“Training LLMs over Neurally Compressed Text”, 2024-04-04 ():
In this paper, we explore the idea of training large language models (LLMs) over highly compressed text. While standard subword tokenizers compress text by a small factor, neural text compressors can achieve much higher rates of compression. If it were possible to train LLMs directly over neurally compressed text, this would confer advantages in training and serving efficiency, as well as easier handling of long text spans.

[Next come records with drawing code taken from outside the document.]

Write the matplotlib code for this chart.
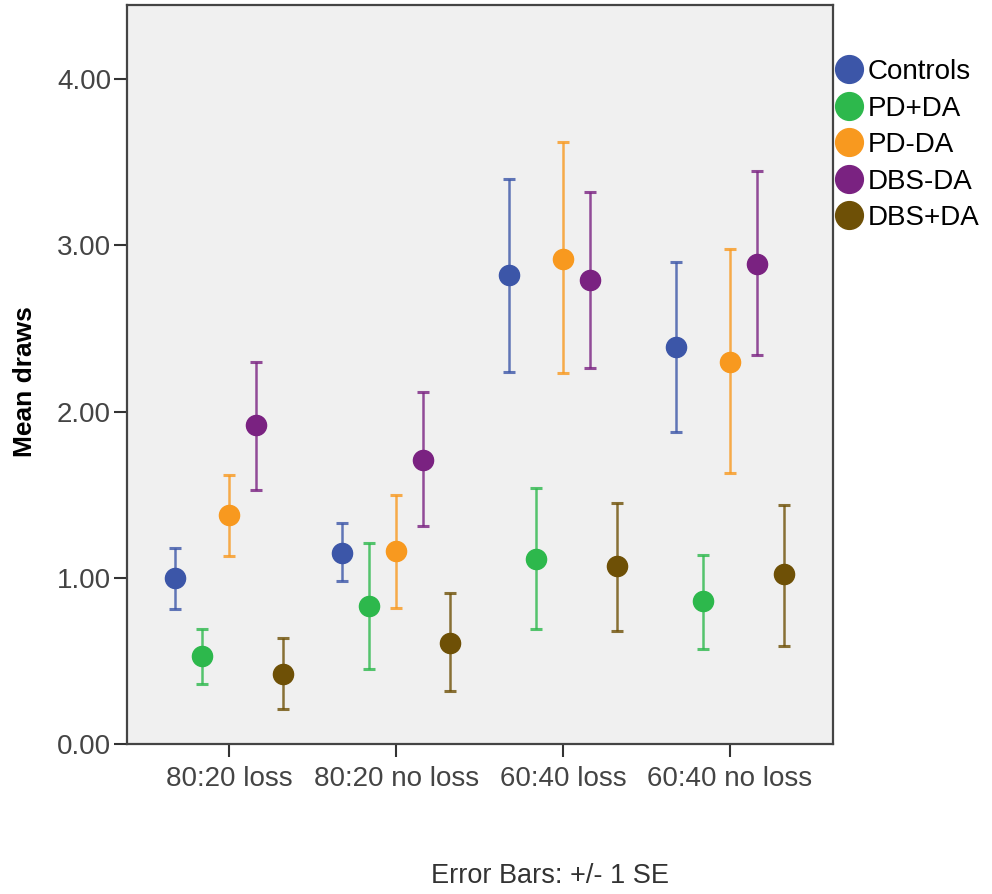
import matplotlib
matplotlib.use('Agg')
import matplotlib.pyplot as plt
from matplotlib.lines import Line2D
import numpy as np

plt.rcParams['font.family'] = ['Liberation Sans', 'DejaVu Sans']

categories = ['80:20 loss', '80:20 no loss', '60:40 loss', '60:40 no loss']
groups = ['Controls', 'PD+DA', 'PD-DA', 'DBS-DA', 'DBS+DA']
colors = ['#3C56A8', '#2DB84C', '#F8991F', '#7A2281', '#6E5006']

# mean draws per group, one value per condition
means_controls = [1.00, 1.15, 2.82, 2.39]
means_pd_da = [0.53, 0.83, 1.11, 0.86]
means_pd_noda = [1.38, 1.16, 2.92, 2.30]
means_dbs_noda = [1.92, 1.71, 2.79, 2.89]
means_dbs_da = [0.42, 0.61, 1.07, 1.02]

# error bar ends (+/- 1 SE)
low_controls = [0.81, 0.98, 2.24, 1.88]
low_pd_da = [0.36, 0.45, 0.69, 0.57]
low_pd_noda = [1.13, 0.82, 2.23, 1.63]
low_dbs_noda = [1.53, 1.31, 2.26, 2.34]
low_dbs_da = [0.21, 0.32, 0.68, 0.59]

high_controls = [1.18, 1.33, 3.40, 2.90]
high_pd_da = [0.69, 1.21, 1.54, 1.14]
high_pd_noda = [1.62, 1.50, 3.62, 2.98]
high_dbs_noda = [2.30, 2.12, 3.32, 3.45]
high_dbs_da = [0.64, 0.91, 1.45, 1.44]

means = [means_controls, means_pd_da, means_pd_noda, means_dbs_noda, means_dbs_da]
lows = [low_controls, low_pd_da, low_pd_noda, low_dbs_noda, low_dbs_da]
highs = [high_controls, high_pd_da, high_pd_noda, high_dbs_noda, high_dbs_da]

fig = plt.figure(figsize=(9.92, 8.94), dpi=100)
ax = fig.add_axes([127/992, 150/894, 706/992, 739/894])
ax.set_facecolor('#F0F0F0')

xs = np.arange(len(categories))
step = 0.162
for i, g in enumerate(groups):
    m = np.array(means[i])
    lo = m - np.array(lows[i])
    hi = np.array(highs[i]) - m
    x = xs + (i - 2) * step
    ax.errorbar(x, m, yerr=[lo, hi], fmt='none', ecolor=colors[i], alpha=0.8,
                elinewidth=1.8, capsize=4, capthick=2.2, zorder=2)
    ax.plot(x, m, 'o', color=colors[i], markersize=14.5, zorder=3)

ax.set_xlim(-0.614, 3.62)
ax.set_ylim(0, 4.446)
ax.set_xticks(xs)
ax.set_xticklabels(categories)
ax.set_yticks([0, 1, 2, 3, 4])
ax.set_yticklabels(['0.00', '1.00', '2.00', '3.00', '4.00'])
ax.tick_params(axis='both', direction='out', length=9.5, width=1.5, color='#333333',
               labelsize=20, labelcolor='#444444')
ax.tick_params(axis='y', pad=2)
ax.tick_params(axis='x', pad=6)
for s in ax.spines.values():
    s.set_color('#444444')
    s.set_linewidth(1.6)

ax.set_ylabel('Mean draws', fontsize=19, fontweight='bold')
ax.yaxis.set_label_coords(-0.128, 0.49)

handles = [Line2D([], [], marker='o', linestyle='none', color=c, markersize=20) for c in colors]
fig.legend(handles, groups, loc='upper left', bbox_to_anchor=(832/992, 1 - 59/894),
           frameon=False, fontsize=20, handletextpad=0.1, labelspacing=0.38,
           handlelength=1.2, borderpad=0, borderaxespad=0)

fig.text(550/992, 18/894, 'Error Bars: +/- 1 SE', ha='center', va='center',
         fontsize=19.5, color='#333333')

fig.savefig('out.png', dpi=100)
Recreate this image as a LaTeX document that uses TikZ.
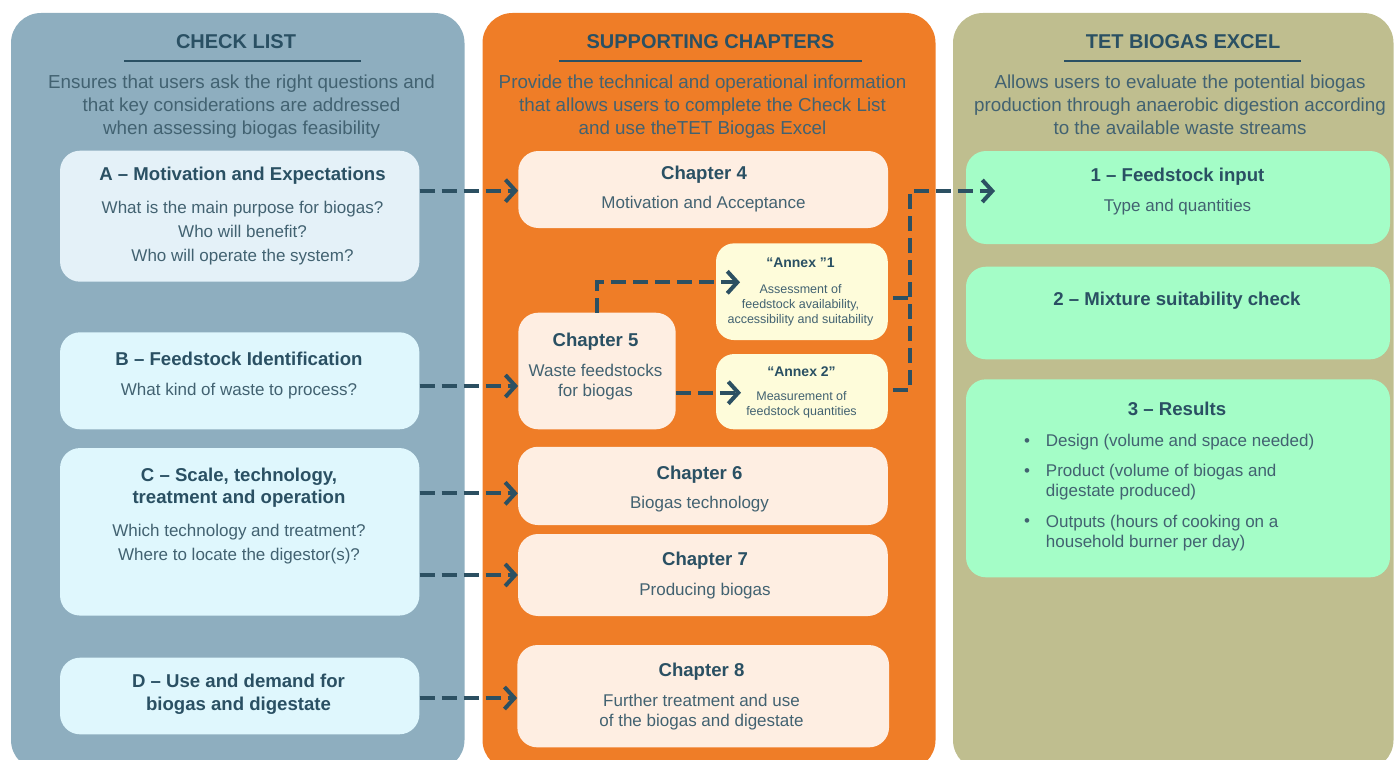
\documentclass[tikz,border=0pt]{standalone}
\usepackage{fontspec}
\setmainfont{Liberation Sans}
\usetikzlibrary{arrows.meta}

\definecolor{panelL}{RGB}{142,174,191}
\definecolor{panelM}{RGB}{239,125,39}
\definecolor{panelR}{RGB}{191,190,143}
\definecolor{boxA}{RGB}{228,241,248}
\definecolor{boxL}{RGB}{223,247,253}
\definecolor{boxM}{RGB}{254,238,226}
\definecolor{boxX}{RGB}{254,252,218}
\definecolor{boxR}{RGB}{164,253,199}
\definecolor{darkc}{RGB}{42,80,99}
\definecolor{bodyc}{RGB}{66,98,113}
\definecolor{connc}{RGB}{44,80,98}

% Multi-line text nodes are placed by the baseline of their last line.
\begin{document}
\begin{tikzpicture}[x=1pt,y=-1pt,
  panel/.style={rounded corners=30pt},
  box/.style={rounded corners=20pt, inner sep=0pt, draw=none},
  hd/.style={inner sep=0pt, anchor=base, text=darkc, font=\fontsize{20}{24}\selectfont\bfseries},
  sub/.style={inner sep=0pt, anchor=base, align=center, text=bodyc, font=\fontsize{18.8}{23}\selectfont},
  ttl/.style={inner sep=0pt, anchor=base, align=center, text=darkc, font=\fontsize{18.6}{22.7}\selectfont\bfseries},
  body/.style={inner sep=0pt, anchor=base, align=center, text=bodyc, font=\fontsize{17}{20}\selectfont},
  wide/.style={font=\fontsize{17}{24.1}\selectfont},
  anxt/.style={inner sep=0pt, anchor=base, align=center, text=darkc, font=\fontsize{14}{16}\selectfont\bfseries},
  anxb/.style={inner sep=0pt, anchor=base, align=center, text=bodyc, font=\fontsize{12.5}{15.2}\selectfont},
  rule/.style={draw=darkc, line width=2.3pt},
  conn/.style={draw=connc, line width=4pt, dash pattern=on 15pt off 7pt,
    -{Straight Barb[length=10pt,width=22pt]}},
  stub/.style={draw=connc, line width=4pt, dash pattern=on 15pt off 7pt}
]
\clip (0,0) rectangle (1397,760);

% three column panels
\fill[panel, panelL] (11,13) rectangle (464.5,770);
\fill[panel, panelM] (482.5,13) rectangle (935.5,770);
\fill[panel, panelR] (953,13) rectangle (1393.5,770);

% column headers
\node[hd] (hL) at (236,48.3) {CHECK LIST};
\draw[rule] (124,61) -- (361,61);
\node[sub] (sL) at (241.5,134.3) {Ensures that users ask the right questions and\\that key considerations are addressed\\when assessing biogas feasibility};

\node[hd] (hM) at (710.5,48.3) {SUPPORTING CHAPTERS};
\draw[rule] (559,61) -- (862,61);
\node[sub] (sM) at (702.5,134.3) {Provide the technical and operational information\\that allows users to complete the Check List\\and use theTET Biogas Excel};

\node[hd] (hR) at (1183,48.3) {TET BIOGAS EXCEL};
\draw[rule] (1064,61) -- (1300.7,61);
\node[sub] (sR) at (1180,134.3) {Allows users to evaluate the potential biogas\\production through anaerobic digestion according\\to the available waste streams};

% check list boxes
\node[box, fill=boxA, minimum width=359.3pt, minimum height=131pt] (a) at (239.7,216.2) {};
\node[ttl] (a-t) at (242.5,180) {A – Motivation and Expectations};
\node[body, wide] (a-b) at (242.5,261.5) {What is the main purpose for biogas?\\Who will benefit?\\Who will operate the system?};

\node[box, fill=boxL, minimum width=359.3pt, minimum height=97pt] (b) at (239.7,380.8) {};
\node[ttl] (b-t) at (239,365) {B – Feedstock Identification};
\node[body] (b-b) at (239,395) {What kind of waste to process?};

\node[box, fill=boxL, minimum width=359.3pt, minimum height=167.5pt] (c) at (239.7,531.8) {};
\node[ttl] (c-t) at (239,503.7) {C – Scale, technology,\\treatment and operation};
\node[body, wide] (c-b) at (239,560.6) {Which technology and treatment?\\Where to locate the digestor(s)?};

\node[box, fill=boxL, minimum width=359.3pt, minimum height=76.6pt] (d) at (239.7,696) {};
\node[ttl] (d-t) at (238.5,710) {D – Use and demand for\\biogas and digestate};

% supporting chapter boxes
\node[box, fill=boxM, minimum width=369.7pt, minimum height=77pt] (ch4) at (703.2,189.5) {};
\node[ttl] (ch4-t) at (704,179) {Chapter 4};
\node[body] (ch4-b) at (703.5,208) {Motivation and Acceptance};

\node[box, fill=boxM, minimum width=157.4pt, minimum height=116.6pt] (ch5) at (597,371) {};
\node[ttl] (ch5-t) at (595.5,346) {Chapter 5};
\node[body] (ch5-b) at (595.5,396) {Waste feedstocks\\for biogas};

\node[box, rounded corners=18pt, fill=boxX, minimum width=171.7pt, minimum height=96.7pt] (an1) at (801.9,291.7) {};
\node[anxt] (an1-t) at (800.5,267.7) {“Annex ”1};
\node[anxb] (an1-b) at (800.5,323.7) {Assessment of\\feedstock availability,\\accessibility and suitability};

\node[box, rounded corners=18pt, fill=boxX, minimum width=171.7pt, minimum height=75.3pt] (an2) at (801.9,391.7) {};
\node[anxt] (an2-t) at (801.5,376.7) {“Annex 2”};
\node[anxb] (an2-b) at (801.5,415.9) {Measurement of\\feedstock quantities};

\node[box, fill=boxM, minimum width=369.7pt, minimum height=78.3pt] (ch6) at (702.9,485.9) {};
\node[ttl] (ch6-t) at (699.5,479) {Chapter 6};
\node[body] (ch6-b) at (699.5,508.3) {Biogas technology};

\node[box, fill=boxM, minimum width=369.7pt, minimum height=82pt] (ch7) at (702.9,575) {};
\node[ttl] (ch7-t) at (705,565) {Chapter 7};
\node[body] (ch7-b) at (705,595) {Producing biogas};

\node[box, fill=boxM, minimum width=371.7pt, minimum height=102.3pt] (ch8) at (703.2,696.2) {};
\node[ttl] (ch8-t) at (701.5,676.7) {Chapter 8};
\node[body] (ch8-b) at (701.5,726.7) {Further treatment and use\\of the biogas and digestate};

% excel tool boxes
\node[box, fill=boxR, minimum width=424pt, minimum height=93pt] (f1) at (1178,197.5) {};
\node[ttl] (f1-t) at (1177.5,181.7) {1 – Feedstock input};
\node[body] (f1-b) at (1177.5,211.7) {Type and quantities};

\node[box, fill=boxR, minimum width=424pt, minimum height=92.6pt] (f2) at (1178,313) {};
\node[ttl] (f2-t) at (1177,305) {2 – Mixture suitability check};

\node[box, fill=boxR, minimum width=424pt, minimum height=198pt] (f3) at (1178,478.3) {};
\node[ttl] (f3-t) at (1177,415.7) {3 – Results};
\node[body, anchor=base] (f3-d1) at (1027,446) {•};
\node[body, anchor=base west, align=left] (f3-l1) at (1045.7,446) {Design (volume and space needed)};
\node[body, anchor=base] (f3-d2) at (1027,476) {•};
\node[body, anchor=base west, align=left] (f3-l2) at (1045.7,496.5) {Product (volume of biogas and\\digestate produced)};
\node[body, anchor=base] (f3-d3) at (1027,526.7) {•};
\node[body, anchor=base west, align=left] (f3-l3) at (1045.7,547) {Outputs (hours of cooking on a\\household burner per day)};

% arrow end points inside the target boxes
\coordinate (an1in) at (740,282.3);
\coordinate (an2in) at (741,392.7);
\coordinate (f1in) at (995,191);
\coordinate (jn) at (910,390);

% connectors
\draw[conn] (a.east |- 0,190.7) -- (ch4.west |- 0,190.7);
\draw[conn] (b.east |- 0,386) -- (ch5.west |- 0,386);
\draw[conn] (c.east |- 0,493.3) -- (ch6.west |- 0,493.3);
\draw[conn] (c.east |- 0,575) -- (ch7.west |- 0,575);
\draw[conn] (d.east |- 0,698) -- (ch8.west |- 0,698);
\draw[conn] (ch5.north) |- (an1in);
\draw[conn] (ch5.east |- an2in) -- (an2in);
\draw[conn, shorten <=5pt] (an2.east |- jn) -- (jn) |- (f1in);
\draw[stub, shorten <=5pt] (an1.east |- 0,298.3) -- (jn |- 0,298.3);
\end{tikzpicture}
\end{document}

The main obstacle to this goal is that strong compression tends to produce opaque outputs that are not well-suited for learning. In particular, we find that text naively compressed via Arithmetic Coding is not readily learnable by LLMs…In practice, we find that text compressed via Arithmetic Coding is not readily learnable by a standard transformer-based LLM, with resulting models predicting tokens at chance. Interestingly, this result holds even when M1 is reduced to a context-free unigram model, suggesting that the challenge of modeling AC-compressed text stems from the difficulty of learning the AC compression/decompression process itself. We verify this hypothesis by showing that even the sub-tasks of AC-compressing and AC-decompressing text are not learned well beyond a few initial tokens.
To overcome this, we propose Equal-Info Windows, a novel compression technique whereby text is segmented into blocks that each compress to the same bit length. Using this method, we demonstrate effective learning over neurally compressed text that improves with scale, and outperforms byte-level baselines by a wide margin on perplexity and inference speed benchmarks.
While our method delivers worse perplexity than subword tokenizers for models trained with the same parameter count, it has the benefit of shorter sequence lengths. Shorter sequence lengths require fewer autoregressive generation steps, and reduce latency.
Finally, we provide extensive analysis of the properties that contribute to learnability, and offer concrete suggestions for how to further improve the performance of high-compression tokenizers.